I hope you can tell I’m starting to dig spiritual books 😉
I place Krishnamurti in the same genre as Osho: both are Enlightened spiritual masters who present their material in provocative ways. Which is probably why these books are very popular among not-so-spiritual people.
Both authors deal with big societal problems in their books, saying how it’s a lack of consciousness that is the root of the world going to hell, and that the only way to fix it is for each individual to raise their consciousness.
Anyway, these parallels aside, let’s get into the meat of the book.
Krishnamurti is “trying to understand violence, not as an idea, as a fact which exists in the human being.”
He lays out how most people are violent, which, OK, are pretty obvious if you’ve looked into it: violence in jealousy, in greed, in relationships, and so on.
What I liked what how he even says labelling yourself as a Hindu or a Muslim is being violent. How? “Because you are separating yourself from the rest of mankind.” Any judgement, nationality, tradition breeds this kind of violence because it separates you from the world.
He lays out the state of humankind pretty blatantly: “We are afraid of the known and afraid of the unknown.”
In order to remedy the world, Krishnamurti, recommend knowing ourselves and becoming aware of all the stupid stuff we do in our lives.
How to do this?
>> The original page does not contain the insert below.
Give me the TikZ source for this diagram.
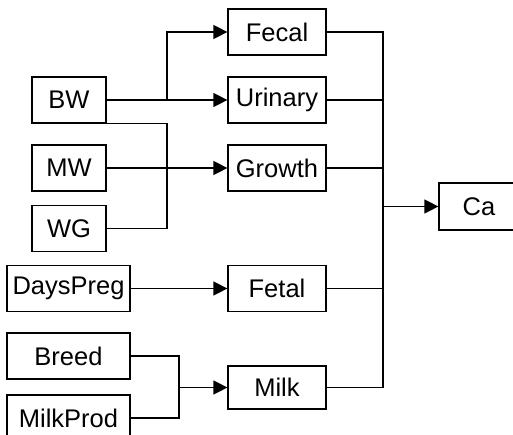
\documentclass[tikz,border=0pt]{standalone}
\usepackage{fontspec}
\setmainfont{Liberation Sans}
\usetikzlibrary{arrows.meta}
\begin{document}
\begin{tikzpicture}[x=1pt,y=-1pt,
  box/.style={draw, line width=1.2pt, inner sep=0pt, minimum height=46pt,
    font=\fontsize{25.5}{30}\selectfont},
  wire/.style={line width=1.2pt},
  feed/.style={wire, -{Triangle[length=14pt,width=14pt]}}]
\useasboundingbox (0,0) rectangle (513,434);
\begin{scope}[overlay]
\clip (0,0) rectangle (513,434);
% outputs
\node[box, minimum width=98pt] (fecal)   at (277,32)    {Fecal};
\node[box, minimum width=98pt] (urinary) at (277,100)   {Urinary};
\node[box, minimum width=98pt] (growth)  at (277,168)   {Growth};
\node[box, minimum width=98pt] (fetal)   at (277,288.5) {Fetal};
\node[box, minimum width=98pt, minimum height=43pt] (milk) at (277,387.5) {Milk};
\node[box, minimum width=80pt, minimum height=47pt] (ca) at (479,206.5) {Ca};
% inputs
\node[box, minimum width=74pt] (bw) at (69,100)   {BW};
\node[box, minimum width=74pt] (mw) at (69,168)   {MW};
\node[box, minimum width=74pt] (wg) at (69,228.5) {WG};
\node[box, minimum width=123pt] (dayspreg) at (68.5,288.5) {DaysPreg};
\node[box, minimum width=123pt] (breed)    at (68.5,356)   {Breed};
\node[box, minimum width=123pt] (milkprod) at (68.5,418)   {MilkProd};
% bus columns
\coordinate (xa) at (167,0);
\coordinate (xb) at (179,0);
\coordinate (xc) at (383,0);
% body weight feeds fecal and urinary
\draw[feed] (bw.east) -- (urinary.west);
\draw[feed] (bw.east -| xa) |- (fecal.west);
% growth inputs
\draw[wire] (bw.south east) -| (xa |- wg.east) -- (wg.east);
\draw[feed] (mw.east) -- (growth.west);
% pregnancy
\draw[feed] (dayspreg.east) -- (fetal.west);
% milk inputs
\draw[wire] (breed.east) -| (xb |- milkprod.east) -- (milkprod.east);
\draw[feed] (xb |- milk.west) -- (milk.west);
% collect into Ca
\draw[wire] (fecal.east) -| (xc |- milk.east) -- (milk.east);
\draw[wire] (urinary.east) -- (xc |- urinary.east);
\draw[wire] (growth.east) -- (xc |- growth.east);
\draw[wire] (fetal.east) -- (xc |- fetal.east);
\draw[feed] (xc |- ca.west) -- (ca.west);
\end{scope}
\end{tikzpicture}
\end{document}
Simply look. Look at the processes, outer and inner, and come to the realization that they are one.
But, wait! Something I find very intriguing about Krishnamurti and Osho is that they both vehemently reject teachings and religions. In this book, Krishnamurti talks at length about why you cannot depend on ANY teacher to show you how to do this work, even the wisest old sage in the mountain you could possibly imagine. Why? Because outward authority cannot bring inward order. You need to know yourself for yourself.
Speaking of authority, he also makes a point about inward authority. Effectively, all the beliefs, dogmas, judgements, condemnations, justifications, ideas, and principles you hold will get in the way of clear seeing. To reject authority, outer and inner, will render your mind “always fresh, always innocent, full of vigor and passion.” In this clear state can we truly see.
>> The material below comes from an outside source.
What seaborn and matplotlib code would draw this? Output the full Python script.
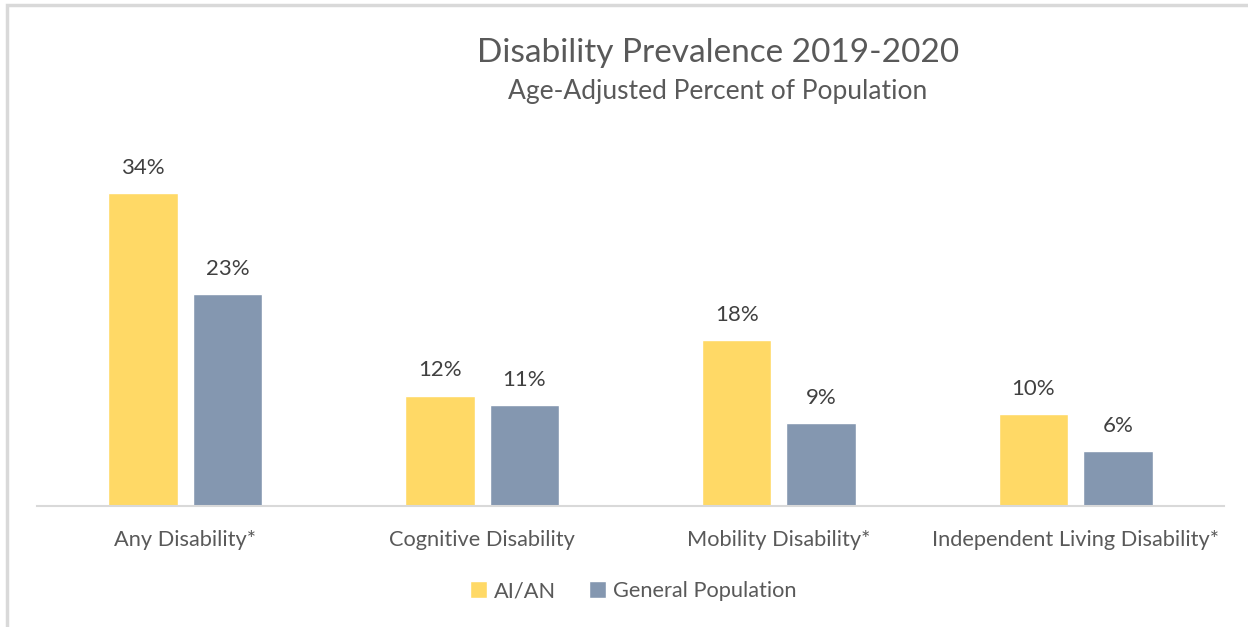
import matplotlib
matplotlib.use("Agg")
import matplotlib.pyplot as plt
from matplotlib.patches import Rectangle
import seaborn as sns
import pandas as pd

categories = ["Any Disability*", "Cognitive Disability", "Mobility Disability*",
              "Independent Living Disability*"]
aian = [34, 12, 18, 10]
general = [23, 11, 9, 6]
series_names = ["AI/AN", "General Population"]

df = pd.DataFrame({
    "category": categories * 2,
    "value": aian + general,
    "group": [series_names[0]] * len(categories) + [series_names[1]] * len(categories),
})

sns.set_theme(style="white")
plt.rcParams["font.family"] = ["Lato", "DejaVu Sans"]

W, H = 1248, 627
fig = plt.figure(figsize=(W / 100, H / 100), dpi=100)
ax = fig.add_axes([37 / W, (H - 506) / H, 1187 / W, 368 / H])

palette = {series_names[0]: "#FFD966", series_names[1]: "#8497B0"}
sns.barplot(data=df, x="category", y="value", hue="group", palette=palette,
            width=0.57, gap=0.18, saturation=1, ax=ax, legend=True)

for cont in ax.containers:
    ax.bar_label(cont, fmt="%d%%", padding=11, fontsize=16, color="#404040")

ax.set_ylim(0, 40)
ax.set_xlim(-0.5, 3.5)
ax.set_xlabel("")
ax.set_ylabel("")
ax.set_yticks([])
for s in ["left", "right", "top"]:
    ax.spines[s].set_visible(False)
ax.spines["bottom"].set_color("#D9D9D9")
ax.spines["bottom"].set_linewidth(1.5)
ax.tick_params(axis="x", length=0, pad=17, labelsize=15.7, labelcolor="#595959")

handles, labels = ax.get_legend_handles_labels()
ax.get_legend().remove()
fig.legend(handles, labels, loc="center", bbox_to_anchor=(633 / W, 1 - 591 / H),
           ncol=2, frameon=False, fontsize=15.7, labelcolor="#595959",
           handlelength=0.8, handleheight=0.8, handletextpad=0.3,
           columnspacing=1.5)

fig.text(718 / W, 1 - 53 / H, "Disability Prevalence 2019-2020", ha="center",
         va="center", fontsize=24, color="#595959")
fig.text(718 / W, 1 - 92 / H, "Age-Adjusted Percent of Population", ha="center",
         va="center", fontsize=19, color="#595959")

fig.patches.append(Rectangle((7 / W, -0.1), 1.2, 1.1 - 5 / H, transform=fig.transFigure,
                             fill=False, edgecolor="#D9D9D9", linewidth=2.5))

fig.savefig("out.png", dpi=100)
The author makes a point about rebels, people that vilify tradition. In order to transcend society, we can’t reject it, because again what is it doing? Separating us from reality. So rejecting the world is not the answer, despite what many people wishing for a better world think.
I love what he has to say about this process: it’s an understanding, not an intellectual learning about this stuff. The difference is that understanding is always in the present, learned knowledge is the past. And coming from the past modifies how you see the present.
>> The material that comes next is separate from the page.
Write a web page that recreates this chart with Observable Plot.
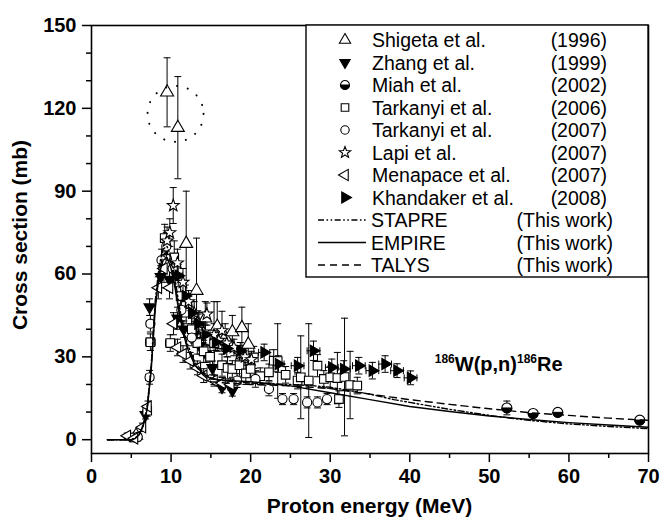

We also need a great deal of humility on this journey. We must start by accepting that we don’t know squat about ourselves.
The last point I’ll make about this book is that Krishnamurti’s point on the mind being conditioned.
The mind is a conditioned machine. It picks up ideas, beliefs, and never lets them go.
Have you noticed how robotic you are in life? Running the same patterns, most of them picked up from culture. Even the ones rejecting culture are just conditioned reactions against culture.
The point is to put less faith in the mind because the mind is of the past. What is past is past.
Awareness is now. It is looking as something in the present without any biases, beliefs, judgements, or pre-disposed emotional reactions.
Only with this tool, awareness, can we truly live from a place of wisdom, authenticity, and love.
So that’s all I’ll say about the content of this book. Just note that, like most spiritual books, it’s pretty abstract, but surprisingly practical at the same time if you let these ideas into your life. It doesn’t lay out the techniques, but just states that awareness is the only technique you need.
After all, what else do you have? 😉
Pretty good book on spirituality. Provides a good basis for the work to follow.
“To understand yourself is the beginning of wisdom.”